At an emergency closed-door meeting, the divided Security Council backed an "impartial and prompt" investigation of the incident.
But the council did not say explicitly whether this should be carried out by UN experts currently in Syria.
Reports say Russia and China opposed calling for an immediate UN-led probe.
Syrian opposition activists say the early August 21 attack in Damascus suburbs may have killed upward of 1,300 people.
Video and other images distributed by opposition supporters – whose authenticity could not be independently confirmed – showed scores of victims, including many children.
Some experts said sarin gas may have been involved. But it was not immediately known what toxic substances may have been used.
The Syrian government has rejected allegations it was responsible.
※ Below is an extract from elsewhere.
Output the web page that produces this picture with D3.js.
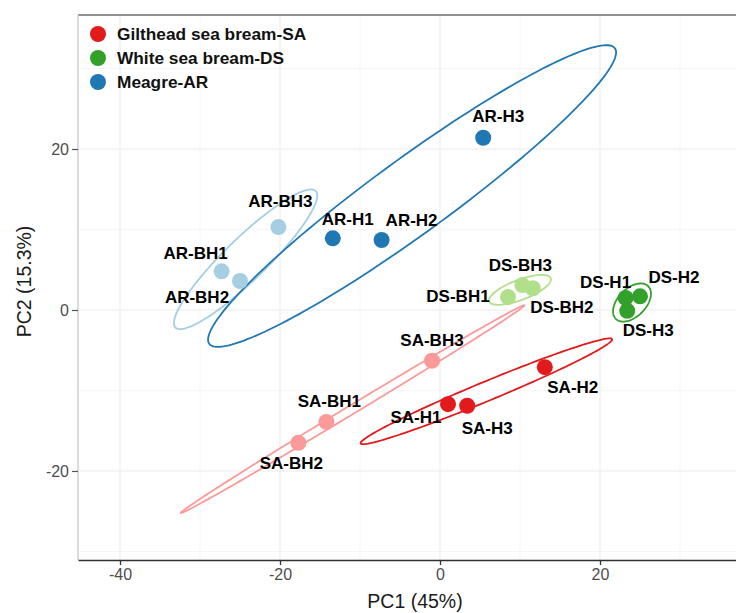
<!DOCTYPE html>
<html>
<head>
<meta charset="utf-8">
<script src="https://cdn.jsdelivr.net/npm/d3@7"></script>
<style>
  html, body { margin: 0; padding: 0; background: #fff; }
  svg { display: block; font-family: "Liberation Sans", Arial, sans-serif; }
</style>
</head>
<body>
<svg id="chart" width="736" height="613"></svg>
<script>
// ---------- DATA ----------
const samples = ["SA-H1","SA-H2","SA-H3","SA-BH1","SA-BH2","SA-BH3",
                 "DS-H1","DS-H2","DS-H3","DS-BH1","DS-BH2","DS-BH3",
                 "AR-H1","AR-H2","AR-H3","AR-BH1","AR-BH2","AR-BH3"];
const sampleGroups = ["SA-H","SA-H","SA-H","SA-BH","SA-BH","SA-BH",
                      "DS-H","DS-H","DS-H","DS-BH","DS-BH","DS-BH",
                      "AR-H","AR-H","AR-H","AR-BH","AR-BH","AR-BH"];
const pc1 = [1.0, 13.1, 3.4, -14.2, -17.7, -1.0,
             23.2, 25.0, 23.4, 8.5, 11.6, 10.3,
             -13.4, -7.3, 5.4, -27.3, -25.0, -20.2];
const pc2 = [-11.7, -7.1, -11.9, -13.9, -16.5, -6.3,
             1.5, 1.7, -0.1, 1.6, 2.7, 3.1,
             8.9, 8.7, 21.4, 4.8, 3.6, 10.3];

// confidence ellipses (centre, semi-axes, orientation in degrees)
const ellipseGroups = ["AR-BH","AR-H","DS-BH","DS-H","SA-BH","SA-H"];
const ellipseCx     = [-24.3, -3.49, 10.0, 24.0, -10.9, 5.8];
const ellipseCy     = [6.3, 14.16, 2.5, 0.93, -12.3, -10.1];
const ellipseA      = [12.2, 31.3, 4.1, 2.86, 25.07, 17.0];
const ellipseB      = [2.6, 4.68, 1.25, 1.74, 0.55, 1.2];
const ellipseAngle  = [44, 35.9, 20.6, 45, 31, 22.4];

const legendLabels = ["Gilthead sea bream-SA","White sea bream-DS","Meagre-AR"];
const legendGroups = ["SA-H","DS-H","AR-H"];

const xTicks = [-40, -20, 0, 20];
const yTicks = [-20, 0, 20];
const xMinor = [-30, -10, 10, 30];
const yMinor = [-30, -10, 10, 30];
const xTitle = "PC1 (45%)";
const yTitle = "PC2 (15.3%)";

// ---------- STYLE / LAYOUT ----------
const groupColor = {
  "SA-H": "#E31A1C", "SA-BH": "#FB9A99",
  "DS-H": "#33A02C", "DS-BH": "#B2DF8A",
  "AR-H": "#1F78B4", "AR-BH": "#A6CEE3"
};
// label offsets (pixels) relative to each point, mimicking repel placement
const labelDx = [-32, 28, 20, 3, -7, 0, -20, 34, 21, -50, 29, -2, 15, 30, 15, -26, -43, 2];
const labelDy = [13, 20, 22, -21, 20, -21, -16, -19, 19, -1, 19, -20, -19, -20, -22, -18, 16, -26];

const panel = {left: 78, right: 752, top: 15, bottom: 560};
const svg = d3.select("#chart");

const x = d3.scaleLinear().domain([-45.25, 39.0]).range([panel.left, panel.right]);
const y = d3.scaleLinear().domain([-31.06, 36.65]).range([panel.bottom, panel.top]);

const g = svg.append("g");

// grid
g.selectAll(".xminor").data(xMinor).join("line")
  .attr("x1", d => x(d)).attr("x2", d => x(d))
  .attr("y1", panel.top).attr("y2", panel.bottom)
  .attr("stroke", "#f4f4f4").attr("stroke-width", 0.8);
g.selectAll(".yminor").data(yMinor).join("line")
  .attr("y1", d => y(d)).attr("y2", d => y(d))
  .attr("x1", panel.left).attr("x2", panel.right)
  .attr("stroke", "#f4f4f4").attr("stroke-width", 0.8);
g.selectAll(".xmajor").data(xTicks).join("line")
  .attr("x1", d => x(d)).attr("x2", d => x(d))
  .attr("y1", panel.top).attr("y2", panel.bottom)
  .attr("stroke", "#ebebeb").attr("stroke-width", 1.1);
g.selectAll(".ymajor").data(yTicks).join("line")
  .attr("y1", d => y(d)).attr("y2", d => y(d))
  .attr("x1", panel.left).attr("x2", panel.right)
  .attr("stroke", "#ebebeb").attr("stroke-width", 1.1);

// panel border lines
g.append("line").attr("x1", panel.left).attr("x2", panel.right)
  .attr("y1", panel.top).attr("y2", panel.top)
  .attr("stroke", "#6e6e6e").attr("stroke-width", 1.3);
g.append("line").attr("x1", panel.left).attr("x2", panel.left)
  .attr("y1", panel.top).attr("y2", panel.bottom)
  .attr("stroke", "#d0d0d0").attr("stroke-width", 1.5);

// axes
const xAxis = d3.axisBottom(x).tickValues(xTicks).tickSize(5).tickSizeOuter(0).tickPadding(4)
  .tickFormat(d => d < 0 ? "-" + Math.abs(d) : d);
const gx = g.append("g").attr("transform", `translate(0,${panel.bottom})`).call(xAxis);
gx.select(".domain").attr("stroke", "#333").attr("stroke-width", 1.5);
gx.selectAll(".tick line").attr("stroke", "#333").attr("stroke-width", 1.3);
gx.selectAll(".tick text").attr("fill", "#4d4d4d").attr("font-size", 16)
  .attr("font-family", "Liberation Sans, Arial, sans-serif");

const yAxis = d3.axisLeft(y).tickValues(yTicks).tickSize(6).tickSizeOuter(0).tickPadding(3)
  .tickFormat(d => d < 0 ? "-" + Math.abs(d) : d);
const gy = g.append("g").attr("transform", `translate(${panel.left},0)`).call(yAxis);
gy.select(".domain").remove();
gy.selectAll(".tick line").attr("stroke", "#555").attr("stroke-width", 1.2);
gy.selectAll(".tick text").attr("fill", "#4d4d4d").attr("font-size", 16)
  .attr("font-family", "Liberation Sans, Arial, sans-serif");

// axis titles
svg.append("text").attr("x", (panel.left + panel.right) / 2).attr("y", 608)
  .attr("text-anchor", "middle").attr("font-size", 19.5).attr("fill", "#1a1a1a")
  .text(xTitle);
svg.append("text")
  .attr("transform", `translate(31,${(panel.top + panel.bottom) / 2 - 6}) rotate(-90)`)
  .attr("text-anchor", "middle").attr("font-size", 19.5).attr("fill", "#1a1a1a")
  .text(yTitle);

// ellipses
const ellipseLine = d3.line().x(d => x(d[0])).y(d => y(d[1]));
const thetas = d3.range(0, 361, 2).map(t => t * Math.PI / 180);
ellipseGroups.forEach((grp, i) => {
  const phi = ellipseAngle[i] * Math.PI / 180;
  const pts = thetas.map(t => {
    const u = ellipseA[i] * Math.cos(t), v = ellipseB[i] * Math.sin(t);
    return [ellipseCx[i] + u * Math.cos(phi) - v * Math.sin(phi),
            ellipseCy[i] + u * Math.sin(phi) + v * Math.cos(phi)];
  });
  g.append("path").attr("d", ellipseLine(pts))
    .attr("fill", "none").attr("stroke", groupColor[grp]).attr("stroke-width", 1.8);
});

// points
const idx = d3.range(samples.length);
g.selectAll(".pt").data(idx).join("circle")
  .attr("cx", i => x(pc1[i])).attr("cy", i => y(pc2[i])).attr("r", 8)
  .attr("fill", i => groupColor[sampleGroups[i]]);

// labels
g.selectAll(".lbl").data(idx).join("text")
  .attr("x", i => x(pc1[i]) + labelDx[i]).attr("y", i => y(pc2[i]) + labelDy[i])
  .attr("text-anchor", "middle").attr("dy", "0.36em")
  .attr("font-size", 17).attr("font-weight", "bold").attr("fill", "#000")
  .text(i => samples[i]);

// legend
const lg = svg.append("g");
legendLabels.forEach((lab, i) => {
  lg.append("circle").attr("cx", 98).attr("cy", 34 + i * 24).attr("r", 8)
    .attr("fill", groupColor[legendGroups[i]]);
  lg.append("text").attr("x", 117).attr("y", 34 + i * 24).attr("dy", "0.36em")
    .attr("font-size", 17.3).attr("font-weight", "bold").attr("fill", "#111")
    .text(lab);
});
</script>
</body>
</html>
The United States and its allies have called for the UN experts currently in Syria to probe the incident urgently.
Russia, an ally of the Syrian government, has questioned the circumstances of the incident, suggesting it could have been a rebel "provocation.”
UN Deputy Secretary-General Jan Eliasson said he was hopeful the UN experts now in Syria would be able to visit the site of the alleged gas attack. But there has been no indication that the Syrian government would assist in helping the team visit.
Eliasson said UN Secretary-General Ban Ki-moon was shocked over the incident, and called it a “serious escalation” in the two-and-a-half year-old Syrian war.
"This represents, no matter what the conclusions are, a serious escalation with grave humanitarian consequences and human consequences," Eliasson said.
Syrian Information Minister Omran Zoabi denied any involvement in the attack by the government, instead accusing rebel forces of “fabricating” the incident following successful operations by government troops.
"Everything that has been said is absurd, primitive, illogical, and fabricated." Zoabi said. "What we say is what we mean: there is no use of (chemical weapons) at all, at least not by the Syrian army or the Syrian state, and it's easy to prove."
The UN team currently in Syria has a mandate to investigate allegations of previous chemical weapons use in the conflict. Both sides have accused each other of using the weapons.
U.S. President Barack Obama has previously said the use of chemical weapons by President Bashar al-Assad's forces would be a "red line" that could lead to greater U.S. intervention.
In June, the Obama administration announced it believed the Syrian government had used chemical arms, killing scores of people, and said it would increase American aid to rebel forces.